By John McCrank
TORONTO, Dec 3 (Reuters) - The Canadian dollar sagged against the U.S. dollar on Monday, as oil prices slid and the the market looked ahead to a Bank of Canada interest rate announcement on Tuesday.
Canadian bond prices rose ahead of the bank's decision.
At 9:46 a.m. (1446 GMT), the Canadian dollar was at 99.78 U.S. cents, valuing each U.S. dollar at C$1.0022, down from US$1.0000 at Friday's North American session close.
"It seems like there's been a shift in sentiment against the Canadian dollar, complicated, I think, by oil breaking significantly lower and technically looking quite weak," said Camilla Sutton, a currency strategist at Scotia Capital.
Oil prices slid to a five-week low on speculation OPEC may increase oil output when it meets on Wednesday. Canada is a major oil producer and exporter and its currency, which hit a modern-day high of US$1.1049 on Nov. 7, is often influenced by oil prices.
Traders were also cautious regarding Canadian dollar positions ahead of Tuesday's Bank of Canada interest rate announcement, which some experts feel could be the central bank's first rate cut since 2004.
A Reuters poll taken on Friday showed most of Canada's primary securities dealers predict the bank will leave rates steady on Tuesday.
Before Friday, the market had been more or less split in its expectations, but data showing the Canadian economy grew more than expected in the third quarter tipped sentiment in favor of no move in December.
Looking ahead, most dealers expect an interest rate cut in January.
Since the currency's rise to record levels in November, several central bank officials and senior government officials have expressed concern about the harm such a meteoric ascent will have on manufacturers and overall economic growth.
Canadian bond prices rose as investors awaited the Bank of Canada interest rate announcement and comments by senior bank officials in the days following.
"Even if the bank were to hold on rates tomorrow... there's plenty there to be worried about," said Mark Chandler, fixed income strategist at RBC Capital Markets.
Bank of Canada Governor David Dodge is set to appear before the Senate Banking Committee on Thursday. And incoming Bank of Canada Governor, Mark Carney, is to appear before the House Finance Committee on Wednesday.
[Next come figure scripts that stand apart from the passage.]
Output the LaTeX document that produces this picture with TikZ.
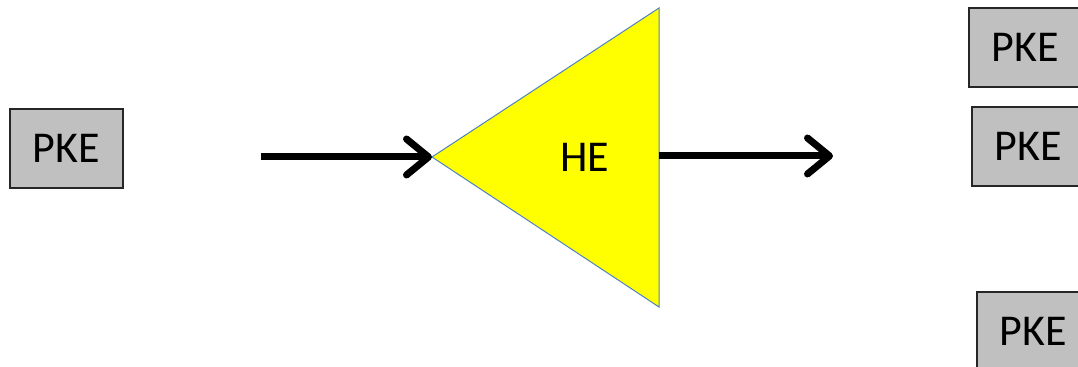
\documentclass[tikz,border=0pt]{standalone}
\usepackage{fontspec}
\setmainfont{Carlito}
\usepackage{tikz}
\usetikzlibrary{arrows.meta,positioning}
\definecolor{cBox}{HTML}{C0C0C0}
\definecolor{cEdge}{HTML}{4F81BD}
\definecolor{cAmp}{HTML}{FFFF00}
\tikzset{
  pke/.style  = {rectangle, draw=black!85, fill=cBox, line width=0.7pt,
                 minimum width=56.5pt, minimum height=39.5pt, inner sep=0pt,
                 font=\fontsize{22}{26}\selectfont},
  amp/.style  = {draw=cEdge, fill=cAmp, line width=0.5pt, line join=miter},
  lbl/.style  = {font=\fontsize{22}{26}\selectfont, inner sep=0pt},
  sig/.style  = {-{Straight Barb[length=11pt, width=18pt, line cap=round, line join=round]},
                 line width=3.5pt, draw=black},
}
\begin{document}
\begin{tikzpicture}[x=0.5pt, y=-0.5pt]
  \useasboundingbox (0,0) rectangle (1078,367);
  \clip (0,0) rectangle (1078,367);
  % input key
  \node[pke] (pkeIn) at (66.5,148.5) {PKE};
  % amplifier
  \coordinate (ampTip) at (432,157);
  \coordinate (ampTop) at (659,8);
  \coordinate (ampBot) at (659,307);
  \filldraw[amp] (ampTip) -- (ampTop) -- (ampBot) -- cycle;
  \node[lbl] (he) at (585,157) {HE};
  % signal arrows
  \coordinate (sigIn) at (261,157);
  \coordinate (ampOut) at (659,156);
  \coordinate (sigOut) at (833,156);
  \draw[sig] (sigIn) -- (ampTip);
  \draw[sig] (ampOut) -- (sigOut);
  % output keys
  \node[pke] (pkeA) at (1025.5,47.5) {PKE};
  \node[pke] (pkeB) at (1028.5,146.5) {PKE};
  \node[pke] (pkeC) at (1033.5,331.5) {PKE};
\end{tikzpicture}
\end{document}
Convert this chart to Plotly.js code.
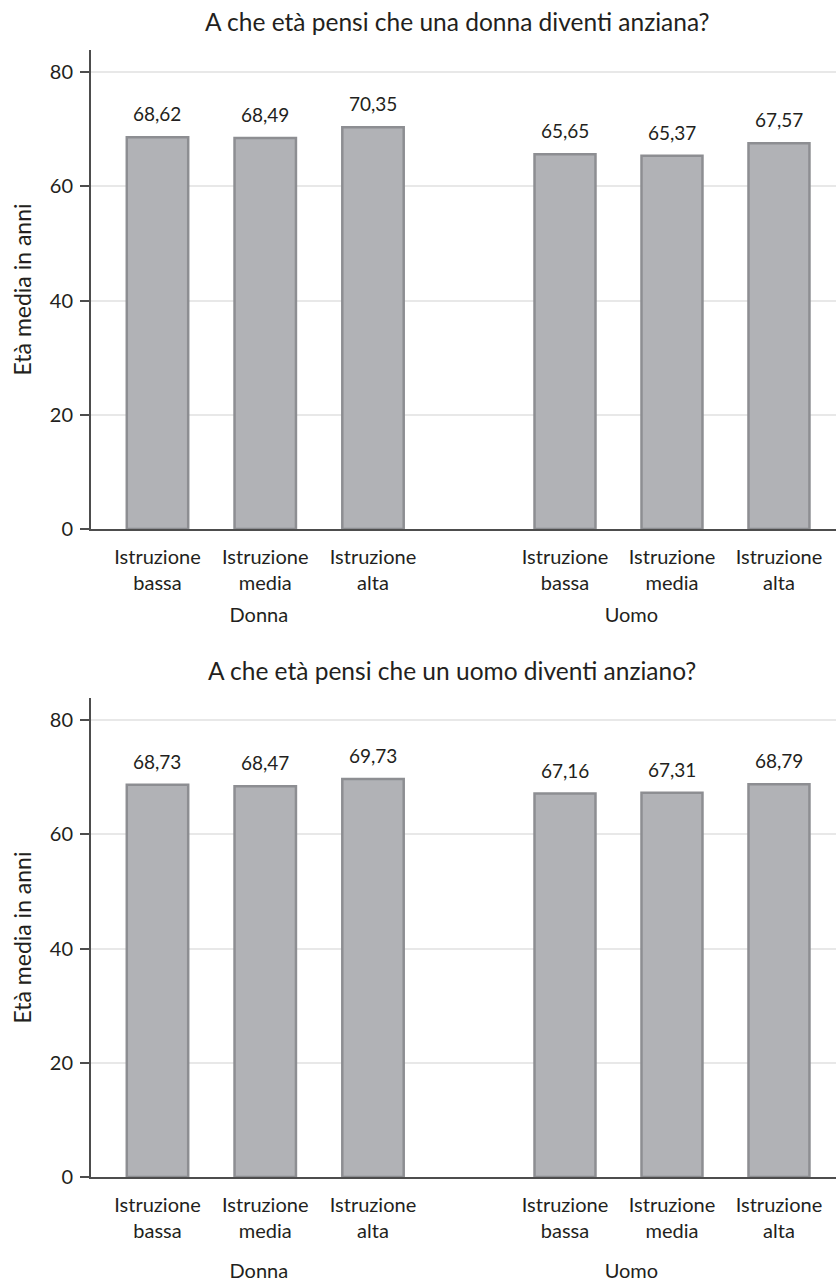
<!DOCTYPE html>
<html>
<head>
<meta charset="utf-8">
<script src="https://cdn.plot.ly/plotly-3.0.1.min.js"></script>
<style>
  html, body { margin: 0; padding: 0; background: #ffffff; }
  #chart { width: 836px; height: 1282px; }
</style>
</head>
<body>
<div id="chart"></div>
<script>
// Average age (years) at which respondents think a person becomes old,
// split by respondent gender and education level.
const groupLabels = ['Donna', 'Uomo'];
const educationLabels = ['Istruzione<br>bassa', 'Istruzione<br>media', 'Istruzione<br>alta'];
const chartTitles = [
  'A che età pensi che una donna diventi anziana?',
  'A che età pensi che un uomo diventi anziano?'
];
const yAxisLabel = 'Età media in anni';
const yTickValues = [0, 20, 40, 60, 80];

// Question 1: old age for a woman
const womanOldDonna = [68.62, 68.49, 70.35];
const womanOldUomo  = [65.65, 65.37, 67.57];
// Question 2: old age for a man
const manOldDonna = [68.73, 68.47, 69.73];
const manOldUomo  = [67.16, 67.31, 68.79];

const FONT = 'Lato, "Open Sans", sans-serif';
const TEXT = '#231f20';
const BAR_FILL = '#b1b2b6';
const BAR_EDGE = '#8d8e92';
const AXIS = '#4d4d4d';
const GRID = '#e8e8e8';

function barTrace(values, xa, ya) {
  return {
    type: 'bar',
    x: educationLabels,
    y: values,
    xaxis: xa,
    yaxis: ya,
    marker: { color: BAR_FILL, line: { color: BAR_EDGE, width: 2.5 } },
    hoverinfo: 'skip',
    showlegend: false
  };
}

function valueLabels(values, xa, ya) {
  return values.map((v, i) => ({
    xref: xa, yref: ya,
    x: educationLabels[i], y: v,
    text: v.toFixed(2).replace('.', ','),
    showarrow: false,
    yanchor: 'bottom',
    yshift: 10,
    font: { family: FONT, size: 19, color: TEXT }
  }));
}

const data = [
  barTrace(womanOldDonna, 'x', 'y'),
  barTrace(womanOldUomo, 'x2', 'y'),
  barTrace(manOldDonna, 'x3', 'y2'),
  barTrace(manOldUomo, 'x4', 'y2')
];

function xAxis(domain, range, title, anchor, standoff) {
  return {
    domain: domain,
    range: range,
    anchor: anchor,
    type: 'category',
    showline: true,
    linecolor: AXIS,
    linewidth: 2,
    ticks: '',
    ticklabelstandoff: 9,
    showgrid: false,
    zeroline: false,
    tickfont: { family: FONT, size: 20, color: TEXT },
    title: { text: title, standoff: standoff, font: { family: FONT, size: 20, color: TEXT } },
    automargin: false,
    fixedrange: true
  };
}

function yAxis(domain, anchor) {
  return {
    domain: domain,
    range: [0, 83.9],
    anchor: anchor,
    tickvals: yTickValues,
    ticks: 'outside',
    ticklen: 9,
    tickwidth: 2,
    tickcolor: AXIS,
    ticklabelstandoff: 3,
    showline: true,
    linecolor: AXIS,
    linewidth: 2,
    showgrid: true,
    gridcolor: GRID,
    gridwidth: 2,
    zeroline: false,
    tickfont: { family: FONT, size: 20, color: TEXT },
    title: { text: yAxisLabel, standoff: 12, font: { family: FONT, size: 23, color: TEXT } },
    automargin: false,
    fixedrange: true
  };
}

const leftDomain = [0, 0.4507];
const rightDomain = [0.4507, 1];
const leftRange = [-0.617, 2.499];
const rightRange = [-1.292, 2.533];

const layout = {
  width: 836,
  height: 1282,
  margin: { l: 91, r: 0, t: 0, b: 0 },
  paper_bgcolor: '#ffffff',
  plot_bgcolor: '#ffffff',
  bargap: 0.43,
  font: { family: FONT, size: 19, color: TEXT },
  title: {
    text: chartTitles[0],
    x: 0.547, xanchor: 'center',
    y: 1 - 22 / 1282, yanchor: 'middle', yref: 'container',
    font: { family: FONT, size: 24.5, color: TEXT }
  },
  xaxis:  xAxis(leftDomain, leftRange, groupLabels[0], 'y', 15),
  xaxis2: xAxis(rightDomain, rightRange, groupLabels[1], 'y', 15),
  xaxis3: xAxis(leftDomain, leftRange, groupLabels[0], 'y2', 25),
  xaxis4: xAxis(rightDomain, rightRange, groupLabels[1], 'y2', 25),
  yaxis:  yAxis([0.5874, 0.961], 'x'),
  yaxis2: yAxis([0.0819, 0.4555], 'x3'),
  annotations: [
    {
      xref: 'paper', yref: 'paper',
      x: 0.485, y: 1 - 670 / 1282,
      xanchor: 'center', yanchor: 'middle',
      text: chartTitles[1],
      showarrow: false,
      font: { family: FONT, size: 24.5, color: TEXT }
    }
  ].concat(
    valueLabels(womanOldDonna, 'x', 'y'),
    valueLabels(womanOldUomo, 'x2', 'y'),
    valueLabels(manOldDonna, 'x3', 'y2'),
    valueLabels(manOldUomo, 'x4', 'y2')
  )
};

Plotly.newPlot('chart', data, layout, { staticPlot: true, displayModeBar: false });
</script>
</body>
</html>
A ream of weak economic data leading up to Friday's GDP report had amplified concerns about the effects of a strong currency and a slowing U.S. economy on Canadian growth.
The overnight Canadian Libor rate LIBOR01 was at 4.5650 percent, down from 4.6050 percent on Friday. The Bank of Canada targets 4.50 percent for the overnight rate.
Friday's CORRA rate CORRA= was 4.5525 percent, up from 4.5259 percent on Thursday.
The two-year bond rose 14 Canadian cents to C$101.26 to yield 3.585 percent. The 10-year bond climbed 56 Canadian cents to C$100.72 to yield 3.909 percent.
The yield spread between the two-year and 10-year bond moved to 32.4 basis points from 32.1 basis points at the previous close.
The 30-year bond gained C$1.01 to C$115.39 to yield 4.096 percent. In the United States, the 30-year Treasury yielded 4.329 percent.